▸ **Material shown**:
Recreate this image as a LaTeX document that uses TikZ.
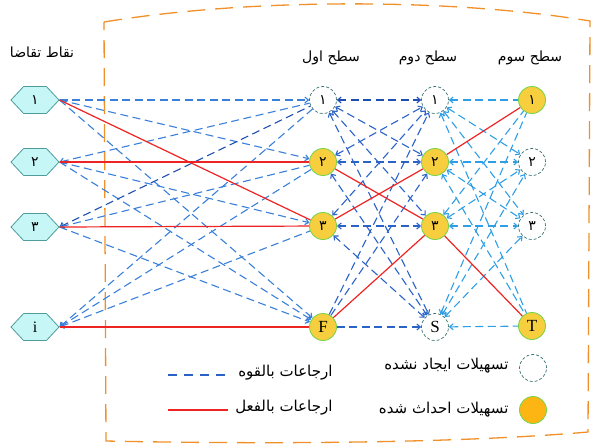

* * *

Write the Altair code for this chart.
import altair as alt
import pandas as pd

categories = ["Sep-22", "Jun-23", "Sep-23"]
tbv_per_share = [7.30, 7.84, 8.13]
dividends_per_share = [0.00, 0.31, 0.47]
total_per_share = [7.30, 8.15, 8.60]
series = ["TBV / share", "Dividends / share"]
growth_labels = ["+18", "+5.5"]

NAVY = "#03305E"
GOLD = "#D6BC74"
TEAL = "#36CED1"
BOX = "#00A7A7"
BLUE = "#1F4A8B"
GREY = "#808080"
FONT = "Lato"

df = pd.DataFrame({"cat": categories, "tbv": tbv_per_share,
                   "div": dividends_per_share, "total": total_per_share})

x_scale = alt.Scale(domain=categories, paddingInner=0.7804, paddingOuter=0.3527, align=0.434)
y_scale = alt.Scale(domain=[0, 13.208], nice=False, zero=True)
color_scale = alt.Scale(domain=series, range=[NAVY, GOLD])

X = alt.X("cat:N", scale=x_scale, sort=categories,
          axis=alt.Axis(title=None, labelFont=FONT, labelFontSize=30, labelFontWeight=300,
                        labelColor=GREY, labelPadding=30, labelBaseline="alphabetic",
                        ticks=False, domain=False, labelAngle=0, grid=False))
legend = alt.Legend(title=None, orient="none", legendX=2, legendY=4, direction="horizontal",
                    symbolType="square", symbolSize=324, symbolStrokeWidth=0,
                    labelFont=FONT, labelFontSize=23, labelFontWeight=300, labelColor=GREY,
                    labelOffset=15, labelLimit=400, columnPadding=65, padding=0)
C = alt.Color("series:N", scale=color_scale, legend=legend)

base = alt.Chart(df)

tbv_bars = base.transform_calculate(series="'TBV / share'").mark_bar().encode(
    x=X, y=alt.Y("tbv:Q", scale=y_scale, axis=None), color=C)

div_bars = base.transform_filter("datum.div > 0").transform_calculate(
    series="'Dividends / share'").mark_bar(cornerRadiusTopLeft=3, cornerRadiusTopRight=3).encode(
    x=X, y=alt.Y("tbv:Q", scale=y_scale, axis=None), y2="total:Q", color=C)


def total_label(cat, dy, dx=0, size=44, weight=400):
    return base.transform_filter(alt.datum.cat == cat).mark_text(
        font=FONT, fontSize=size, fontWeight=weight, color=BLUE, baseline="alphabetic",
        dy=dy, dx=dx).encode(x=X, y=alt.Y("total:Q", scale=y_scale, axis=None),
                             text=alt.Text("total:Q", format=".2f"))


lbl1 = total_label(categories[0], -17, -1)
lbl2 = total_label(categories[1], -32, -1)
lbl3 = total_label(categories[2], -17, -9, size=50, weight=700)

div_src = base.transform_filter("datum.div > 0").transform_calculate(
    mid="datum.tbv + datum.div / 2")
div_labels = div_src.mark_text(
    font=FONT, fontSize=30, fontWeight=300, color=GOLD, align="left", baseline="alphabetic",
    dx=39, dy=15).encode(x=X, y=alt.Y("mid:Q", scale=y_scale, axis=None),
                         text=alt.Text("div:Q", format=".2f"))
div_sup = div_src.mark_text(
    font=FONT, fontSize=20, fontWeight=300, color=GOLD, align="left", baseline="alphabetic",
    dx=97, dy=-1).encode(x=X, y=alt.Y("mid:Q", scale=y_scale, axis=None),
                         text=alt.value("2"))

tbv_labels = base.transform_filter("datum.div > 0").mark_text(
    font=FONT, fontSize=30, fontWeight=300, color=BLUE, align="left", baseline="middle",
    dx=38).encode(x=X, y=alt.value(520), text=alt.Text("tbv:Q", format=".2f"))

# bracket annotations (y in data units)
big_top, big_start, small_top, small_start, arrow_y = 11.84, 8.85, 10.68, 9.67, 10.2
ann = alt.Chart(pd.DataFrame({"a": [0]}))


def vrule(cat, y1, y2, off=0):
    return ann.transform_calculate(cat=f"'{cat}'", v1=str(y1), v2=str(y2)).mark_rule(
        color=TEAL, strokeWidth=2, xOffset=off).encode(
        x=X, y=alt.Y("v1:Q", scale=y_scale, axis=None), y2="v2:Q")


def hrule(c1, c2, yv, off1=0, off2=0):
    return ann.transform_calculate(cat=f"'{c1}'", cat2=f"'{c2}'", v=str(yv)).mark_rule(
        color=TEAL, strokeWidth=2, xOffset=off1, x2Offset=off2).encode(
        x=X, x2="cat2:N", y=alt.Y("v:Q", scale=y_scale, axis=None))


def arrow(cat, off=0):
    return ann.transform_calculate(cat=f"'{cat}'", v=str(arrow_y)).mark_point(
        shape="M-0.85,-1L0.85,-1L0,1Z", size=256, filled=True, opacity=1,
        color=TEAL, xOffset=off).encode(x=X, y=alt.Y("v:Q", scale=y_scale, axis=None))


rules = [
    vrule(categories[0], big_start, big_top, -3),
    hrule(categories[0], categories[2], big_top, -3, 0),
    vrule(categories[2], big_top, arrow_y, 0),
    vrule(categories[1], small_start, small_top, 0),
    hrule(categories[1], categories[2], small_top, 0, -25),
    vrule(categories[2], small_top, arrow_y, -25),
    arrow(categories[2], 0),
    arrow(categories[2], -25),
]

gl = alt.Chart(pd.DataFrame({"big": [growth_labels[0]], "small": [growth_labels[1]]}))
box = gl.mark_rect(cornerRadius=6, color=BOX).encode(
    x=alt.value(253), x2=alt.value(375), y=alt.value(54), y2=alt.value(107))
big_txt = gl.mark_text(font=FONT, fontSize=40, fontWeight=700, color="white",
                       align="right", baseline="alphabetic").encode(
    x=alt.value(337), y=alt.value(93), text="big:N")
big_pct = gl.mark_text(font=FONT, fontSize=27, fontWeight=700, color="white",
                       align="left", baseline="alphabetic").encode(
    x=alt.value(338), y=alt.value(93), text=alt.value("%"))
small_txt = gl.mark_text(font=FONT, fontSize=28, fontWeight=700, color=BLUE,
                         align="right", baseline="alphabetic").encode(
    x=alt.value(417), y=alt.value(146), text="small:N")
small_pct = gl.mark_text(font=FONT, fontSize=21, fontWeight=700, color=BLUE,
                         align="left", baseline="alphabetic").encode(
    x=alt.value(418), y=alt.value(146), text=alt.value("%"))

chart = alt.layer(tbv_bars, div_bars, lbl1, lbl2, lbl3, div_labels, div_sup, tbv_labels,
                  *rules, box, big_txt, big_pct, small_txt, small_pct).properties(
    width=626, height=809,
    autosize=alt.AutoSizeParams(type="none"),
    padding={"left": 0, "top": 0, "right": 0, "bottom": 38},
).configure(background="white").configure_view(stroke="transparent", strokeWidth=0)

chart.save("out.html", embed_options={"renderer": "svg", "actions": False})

▸ **Work instructions**:
From the line with "Write the Altair code for this chart." through the line with "color_scale = alt.Scale(domain=series, range=[NAVY, GOLD])", set down every line exactly and nothing besides.

▸ **Exercise answer**:
Write the Altair code for this chart.
import altair as alt
import pandas as pd

categories = ["Sep-22", "Jun-23", "Sep-23"]
tbv_per_share = [7.30, 7.84, 8.13]
dividends_per_share = [0.00, 0.31, 0.47]
total_per_share = [7.30, 8.15, 8.60]
series = ["TBV / share", "Dividends / share"]
growth_labels = ["+18", "+5.5"]

NAVY = "#03305E"
GOLD = "#D6BC74"
TEAL = "#36CED1"
BOX = "#00A7A7"
BLUE = "#1F4A8B"
GREY = "#808080"
FONT = "Lato"

df = pd.DataFrame({"cat": categories, "tbv": tbv_per_share,
                   "div": dividends_per_share, "total": total_per_share})

x_scale = alt.Scale(domain=categories, paddingInner=0.7804, paddingOuter=0.3527, align=0.434)
y_scale = alt.Scale(domain=[0, 13.208], nice=False, zero=True)
color_scale = alt.Scale(domain=series, range=[NAVY, GOLD])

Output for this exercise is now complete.